» **SUPPLIED DATA**
----------------------------------------

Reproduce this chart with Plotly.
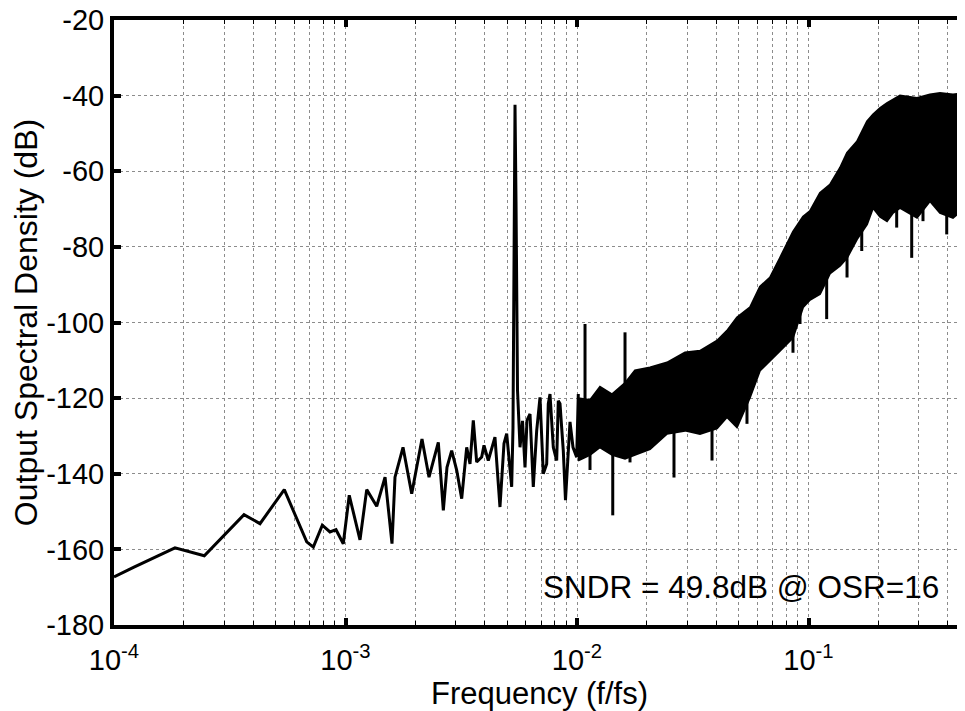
import numpy as np
import plotly.graph_objects as go

# low-frequency part of the spectrum (single line)
f_low = [1.0e-4, 1.22e-4, 1.834e-4, 2.455e-4, 3.644e-4, 4.272e-4, 5.44e-4, 6.80e-4, 7.26e-4, 7.94e-4,
         8.57e-4, 9.10e-4, 9.78e-4, 1.038e-3, 1.155e-3, 1.235e-3, 1.364e-3, 1.482e-3, 1.588e-3, 1.636e-3,
         1.772e-3, 1.932e-3, 2.140e-3, 2.295e-3, 2.517e-3, 2.646e-3, 2.744e-3, 2.875e-3, 3.023e-3, 3.176e-3,
         3.338e-3, 3.450e-3, 3.565e-3, 3.687e-3, 3.875e-3, 3.965e-3, 4.138e-3, 4.422e-3, 4.648e-3, 4.838e-3,
         4.969e-3, 5.084e-3, 5.222e-3, 5.290e-3, 5.344e-3, 5.398e-3, 5.452e-3, 5.534e-3, 5.673e-3, 5.816e-3,
         5.963e-3, 6.081e-3, 6.266e-3, 6.474e-3, 6.697e-3, 6.921e-3, 7.151e-3, 7.397e-3, 7.515e-3, 7.645e-3,
         7.899e-3, 8.171e-3, 8.302e-3, 8.444e-3, 8.725e-3, 8.918e-3, 9.328e-3, 9.610e-3, 9.970e-3, 1.013e-2]
psd_low = [-167.3, -164.7, -159.6, -161.7, -150.8, -153.2, -144.2, -158.0, -159.4, -153.6,
           -155.4, -154.8, -158.5, -145.7, -157.5, -144.2, -148.6, -140.9, -158.5, -140.9,
           -133.0, -145.3, -130.8, -140.9, -131.7, -149.7, -138.3, -133.9, -139.1, -146.6,
           -133.0, -137.4, -125.9, -136.9, -135.6, -132.5, -136.5, -130.3, -148.8, -132.0,
           -129.4, -136.0, -143.5, -128.0, -88.0, -42.4, -68.0, -118.0, -133.0, -126.0,
           -138.3, -125.9, -124.2, -143.5, -128.6, -119.8, -140.0, -137.4, -121.5, -118.9,
           -133.0, -136.5, -120.7, -121.5, -133.9, -147.0, -126.3, -133.0, -135.6, -118.9]

# high-frequency part: dense noise band, upper / lower envelope
f_band = [0.0101, 0.01138, 0.01257, 0.01417, 0.01612, 0.0178, 0.02067, 0.02448, 0.02928, 0.03398,
          0.04025, 0.04444, 0.04909, 0.05588, 0.06172, 0.0682, 0.0753, 0.0857, 0.09467, 0.1015,
          0.1121, 0.1239, 0.1368, 0.1467, 0.162, 0.179, 0.19, 0.2037, 0.2183, 0.2317,
          0.2484, 0.2942, 0.3347, 0.3698, 0.4209, 0.4742, 0.5]
band_top = [-120, -120.5, -117, -119, -116, -112.7, -111.9, -110.6, -107.9, -107.5,
            -104.8, -102.2, -98.7, -96.0, -90.5, -88.1, -82.9, -76, -72, -70.5,
            -65.7, -63.5, -59.1, -55.1, -52.1, -46.8, -45, -43.3, -42, -41.1,
            -40, -40.6, -39.7, -39.3, -39.7, -39.3, -40]
band_bot = [-136.5, -135, -133, -135, -136, -135, -133.5, -129.4, -128.6, -129.5,
            -128, -125, -127.7, -119.8, -112.7, -110.1, -107.5, -104, -96, -94,
            -92.5, -87, -85, -82.9, -78, -74, -69.7, -72, -73.2, -71,
            -69.7, -72.3, -67.9, -71, -72.3, -69.7, -70]

# isolated spurs and dips sticking out of the band
spur_f = [0.01083, 0.01612, 0.01138, 0.01427, 0.01694, 0.02624, 0.0383, 0.05423, 0.0857,
          0.0919, 0.1198, 0.1467, 0.1698, 0.2404, 0.2791, 0.3123, 0.3954, 0.4512]
spur_lo = [-128, -125, -139, -151, -137, -141, -136.5, -126.8, -108,
           -100.4, -99.1, -88.1, -81.1, -74.9, -82.9, -73.2, -76.7, -81.5]
spur_hi = [-100.4, -102.6, -128, -128, -128, -125, -120, -115, -98,
           -90, -85, -75, -70, -62, -62, -62, -62, -62]

y_ticks = list(range(-180, -19, 20))
x_ticks = [1e-4, 1e-3, 1e-2, 1e-1]
x_labels = ["10<sup>-4</sup>", "10<sup>-3</sup>", "10<sup>-2</sup>", "10<sup>-1</sup>"]

font = "Arial, Liberation Sans, sans-serif"

fig = go.Figure()

fig.add_trace(go.Scatter(x=f_low, y=psd_low, mode="lines",
                         line=dict(color="black", width=3), showlegend=False))

fig.add_trace(go.Scatter(x=f_band + f_band[::-1], y=band_top + band_bot[::-1],
                         mode="lines", fill="toself", fillcolor="black",
                         line=dict(color="black", width=2), showlegend=False))

sx, sy = [], []
for f, lo, hi in zip(spur_f, spur_lo, spur_hi):
    sx += [f, f, None]
    sy += [lo, hi, None]
fig.add_trace(go.Scatter(x=sx, y=sy, mode="lines",
                         line=dict(color="black", width=3), showlegend=False))

minors = [m * d for d in x_ticks for m in range(2, 10)]
grid = dict(showgrid=True, gridcolor="#8c8c8c", griddash="dot", gridwidth=1)

# page body has an 8px margin, so the figure is sized 8px smaller
fig.update_layout(
    width=957, height=703,
    margin=dict(l=106, r=0, t=12, b=86),
    plot_bgcolor="white", paper_bgcolor="white",
    font=dict(family=font, size=29, color="black"),
    annotations=[dict(x=np.log10(7.0e-3), y=-170, xref="x", yref="y",
                      text="SNDR = 49.8dB @ OSR=16", showarrow=False,
                      xanchor="left", yanchor="middle",
                      font=dict(family=font, size=31.5, color="black"))],
)

fig.update_xaxes(
    type="log", range=[-4, -0.324], automargin=False,
    tickvals=x_ticks, ticktext=x_labels, ticklabelstandoff=6, ticklabeloverflow="allow",
    ticks="inside", ticklen=7, tickwidth=4, tickcolor="black",
    showline=True, linewidth=4, linecolor="black", mirror="allticks",
    minor=dict(tickvals=minors, ticks="inside", ticklen=4, tickwidth=1, tickcolor="black", **grid),
    title=dict(text="Frequency (f/fs)", font=dict(size=31), standoff=2),
    zeroline=False, **grid,
)

fig.update_yaxes(
    range=[-180, -20], automargin=False,
    tickvals=y_ticks, ticktext=[str(v) for v in y_ticks], ticklabeloverflow="allow",
    ticks="inside", ticklen=7, tickwidth=4, tickcolor="black",
    showline=True, linewidth=4, linecolor="black",
    title=dict(text="Output Spectral Density (dB)", font=dict(size=32), standoff=8),
    zeroline=False, **grid,
)

fig.write_html("out.html")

----------------------------------------

» **INSTRUCTIONS TO FOLLOW**
Reproduce the material above from its first line through the line containing "import plotly.graph_objects as go", both ends included, and skip every picture.

» **EXERCISE ANSWER**
Reproduce this chart with Plotly.
import numpy as np
import plotly.graph_objects as go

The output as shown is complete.